Wherever the string "with" appears, copy the whole line.
----
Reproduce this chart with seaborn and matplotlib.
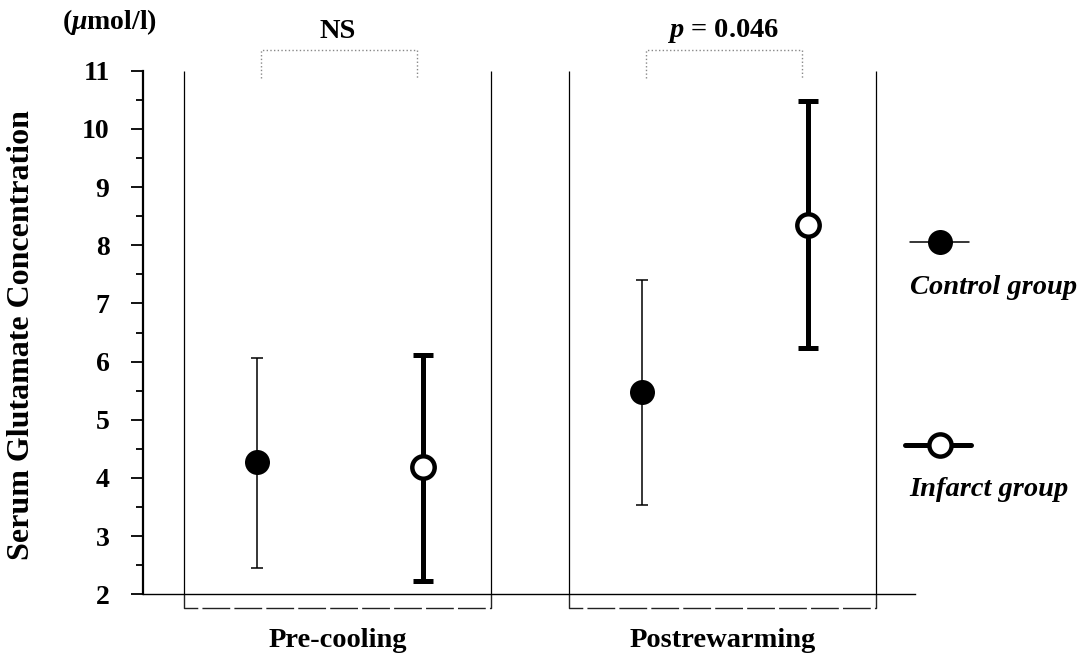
import numpy as np
import pandas as pd
import matplotlib.pyplot as plt
import seaborn as sns
from matplotlib.lines import Line2D

# values (umol/l)
phases = ['Pre-cooling', 'Postrewarming']
groups = ['Control group', 'Infarct group']
control_mean = [4.28, 5.48]
control_low = [2.46, 3.53]
control_high = [6.06, 7.40]
infarct_mean = [4.18, 8.35]
infarct_low = [2.23, 6.24]
infarct_high = [6.12, 10.48]
p_labels = ['NS', '$p$ = 0.046']

sns.set_theme(style='ticks')
plt.rcParams['font.family'] = ['Liberation Serif', 'DejaVu Serif']
plt.rcParams['font.weight'] = 'bold'
plt.rcParams['mathtext.fontset'] = 'custom'
plt.rcParams['mathtext.rm'] = 'Liberation Serif:bold'
plt.rcParams['mathtext.it'] = 'Liberation Serif:italic:bold'
plt.rcParams['mathtext.bf'] = 'Liberation Serif:bold'
for k in ['text.color', 'axes.labelcolor', 'xtick.color', 'ytick.color',
          'axes.edgecolor']:
    plt.rcParams[k] = 'black'

# group offsets inside each phase box
off_c, off_i, half = -0.209, 0.221, 0.399
pos = np.arange(len(phases))

df = pd.DataFrame({
    'x': np.concatenate([pos + off_c, pos + off_i]),
    'mean': control_mean + infarct_mean,
    'low': control_low + infarct_low,
    'high': control_high + infarct_high,
    'group': [groups[0]] * 2 + [groups[1]] * 2,
})

fig = plt.figure(figsize=(10.83, 6.53), dpi=100)
ax = fig.add_axes([0.132, 0.0899, 0.713, 0.8018])

# error bars
for g, lw, cap in [(groups[0], 1.1, 4.5), (groups[1], 3.6, 7.5)]:
    d = df[df.group == g]
    ax.errorbar(d.x, d['mean'], yerr=[d['mean'] - d.low, d.high - d['mean']],
                fmt='none', ecolor='black', elinewidth=lw, capsize=cap,
                capthick=lw, zorder=2)

# means
sns.scatterplot(data=df[df.group == groups[0]], x='x', y='mean', s=324,
                color='black', edgecolor='black', linewidth=0, ax=ax,
                zorder=3, legend=False)
sns.scatterplot(data=df[df.group == groups[1]], x='x', y='mean', s=260,
                color='white', edgecolor='black', linewidth=3.2, ax=ax,
                zorder=3, legend=False)

ax.set_xlim(-0.505, 1.5)
ax.set_ylim(2, 11)

# phase boxes and brackets
for i in pos:
    ax.vlines([i - half, i + half], 2, 11, color='black', lw=0.9, zorder=1)
    ax.plot([i - half, i - half, i + half, i + half], [2, 1.77, 1.77, 2],
            color='#222222', lw=1.0, ls=(0, (20, 3)), clip_on=False)
    xa, xb = i + off_c + 0.01, i + off_i - 0.015
    ax.plot([xa, xa, xb, xb], [10.87, 11.35, 11.35, 10.87], color='#888888',
            lw=1.0, ls=':', clip_on=False)
    ax.text(i, 11.68, p_labels[i], ha='center', va='center', fontsize=20.5,
            fontweight='bold', clip_on=False)

ax.set_yticks(range(2, 12))
ax.set_yticks(np.arange(2.5, 11, 1), minor=True)
ax.tick_params(axis='y', which='major', length=9, width=1.3, labelsize=20,
               pad=15, direction='out')
ax.tick_params(axis='y', which='minor', length=5, width=1.3, direction='out')
ax.set_xticks(pos)
ax.set_xticklabels(phases, fontsize=20.5, fontweight='bold')
ax.tick_params(axis='x', length=0, pad=24)
for lab in ax.get_yticklabels():
    lab.set_fontweight('bold')

sns.despine(ax=ax)
ax.spines['left'].set_linewidth(1.6)
ax.spines['bottom'].set_linewidth(1.0)
ax.set_xlabel('')
ax.set_ylabel('Serum Glutamate Concentration', fontsize=23, fontweight='bold')
ax.yaxis.set_label_coords(-0.138, 0.495)

fig.text(0.101, 0.966, '($\\mu$mol/l)', ha='center', va='center',
         fontsize=20, fontweight='bold')

# legend drawn by hand: marker above label
fig.add_artist(Line2D([0.840, 0.895], [0.629, 0.629], color='black', lw=1.1,
                      transform=fig.transFigure))
fig.add_artist(Line2D([0.868], [0.629], marker='o', ms=18, color='black',
                      mew=0, transform=fig.transFigure))
fig.text(0.840, 0.559, groups[0], ha='left', va='center', fontsize=20.5,
         fontweight='bold', style='italic')
fig.add_artist(Line2D([0.836, 0.897], [0.319, 0.319], color='black', lw=3.6,
                      transform=fig.transFigure))
fig.add_artist(Line2D([0.868], [0.319], marker='o', ms=16, color='black',
                      mfc='white', mew=3.2, transform=fig.transFigure))
fig.text(0.840, 0.250, groups[1], ha='left', va='center', fontsize=20.5,
         fontweight='bold', style='italic')

fig.savefig('out.png', dpi=100)
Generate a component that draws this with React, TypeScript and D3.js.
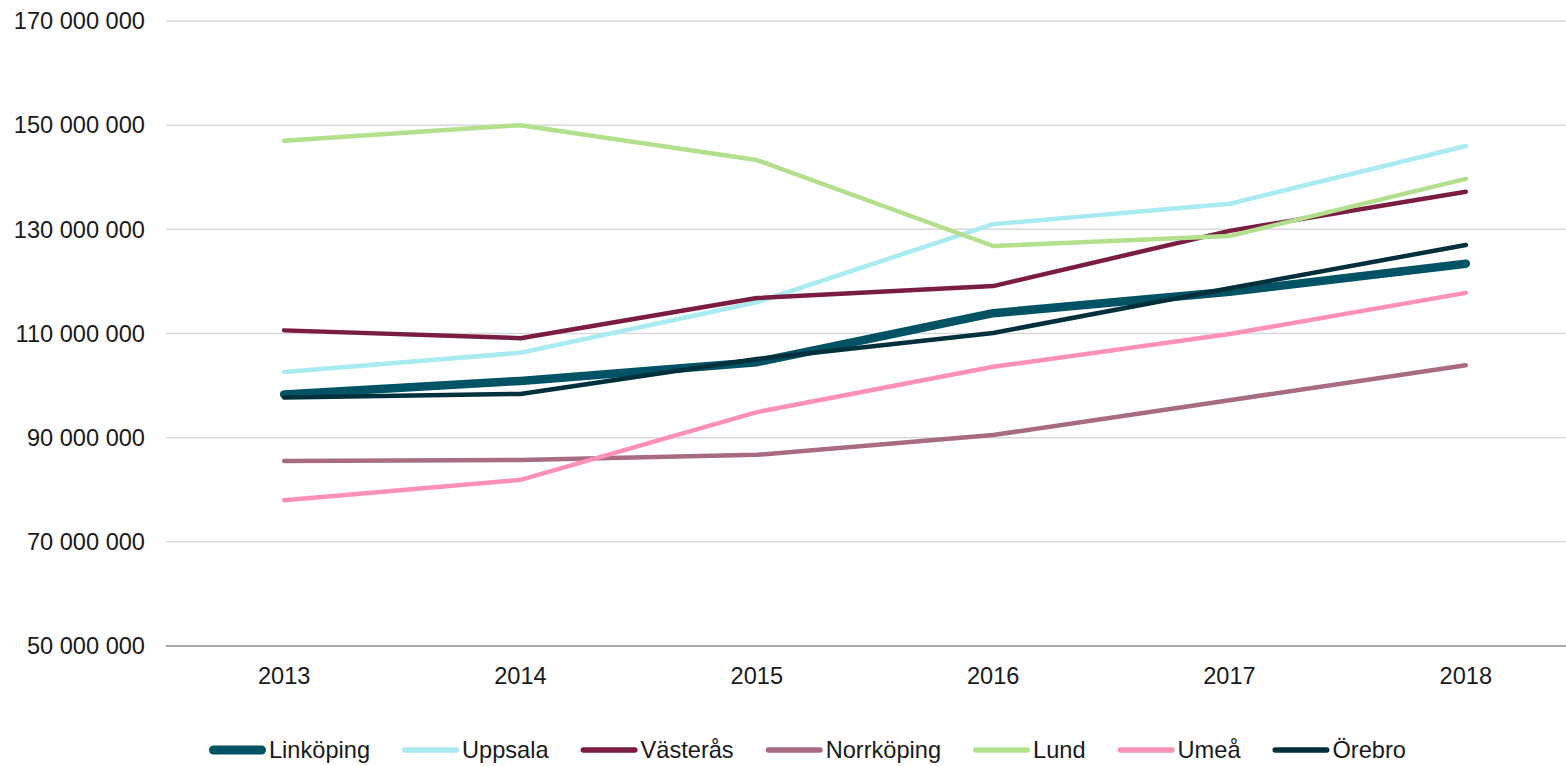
----
REPLY
Reproduce this chart with seaborn and matplotlib.
Generate a component that draws this with React, TypeScript and D3.js.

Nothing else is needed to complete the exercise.